Wärtsilä is turning the “time-to-power” bottleneck of AI and the compliance crunch of green shipping into a sticky, software-led lifecycle cash machine—at a valuation that demands flawless execution.
Overview
Wärtsilä is positioned as a critical enabler of the energy transition and maritime decarbonization, evolving from a traditional engine OEM into a technology-and-services lifecycle partner combining heavy engineering with real-time digital optimization. It operates globally (98.4% of sales outside Finland; customers in 180+ countries) across three synergistic segments—Marine, Energy, and Energy Storage—unified by the GEMS digital platform that optimizes complex power assets in real time. A key qualitative improvement is the shift to recurring services: ~52% of net sales are now service-based, supporting higher margins and dampening equipment cyclicality.
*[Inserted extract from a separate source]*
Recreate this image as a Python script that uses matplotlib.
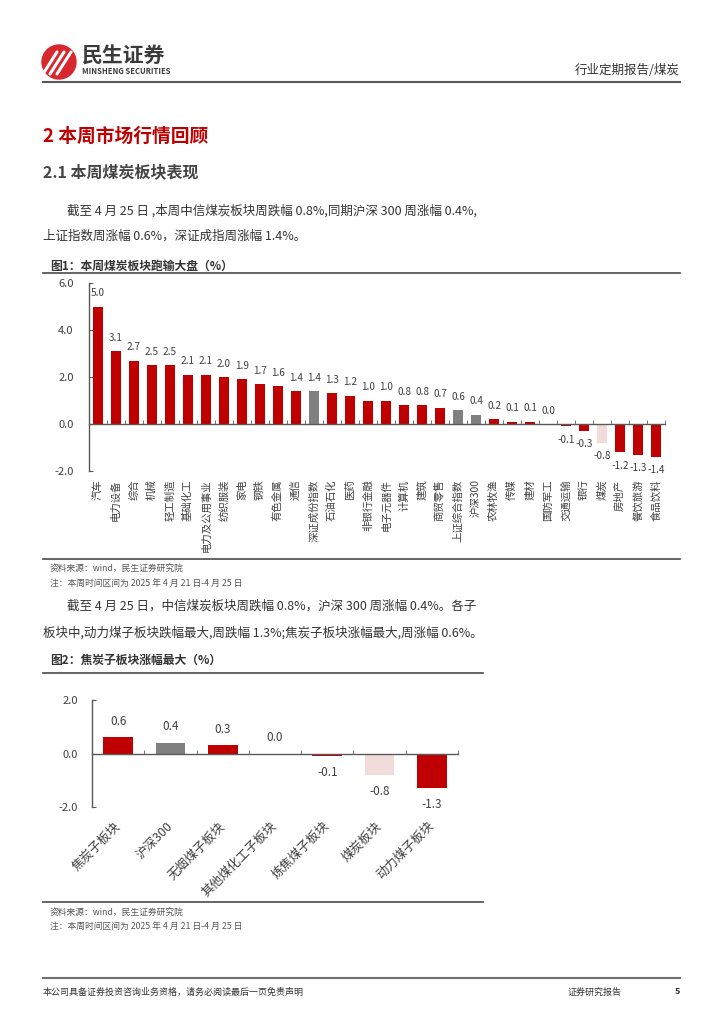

Wärtsilä’s competitive differentiation is fuel-flexible, “future-proof” engines (gas today with readiness for hydrogen/ammonia/methanol) and exceptional operational agility (engine plants reaching full load in under two minutes). This agility has become strategically valuable as hyperscale AI data centers face years-long grid constraints; Wärtsilä’s modular off-grid solutions provide speed-to-deployment advantages versus turbines or waiting for interconnection. Financially, the firm enters 2026 from a position of strength—record 2025 operating result and a ~EUR 2.0bn net cash balance—supporting continued investment and shareholder returns as it targets the decarbonization and AI-infrastructure supercycles.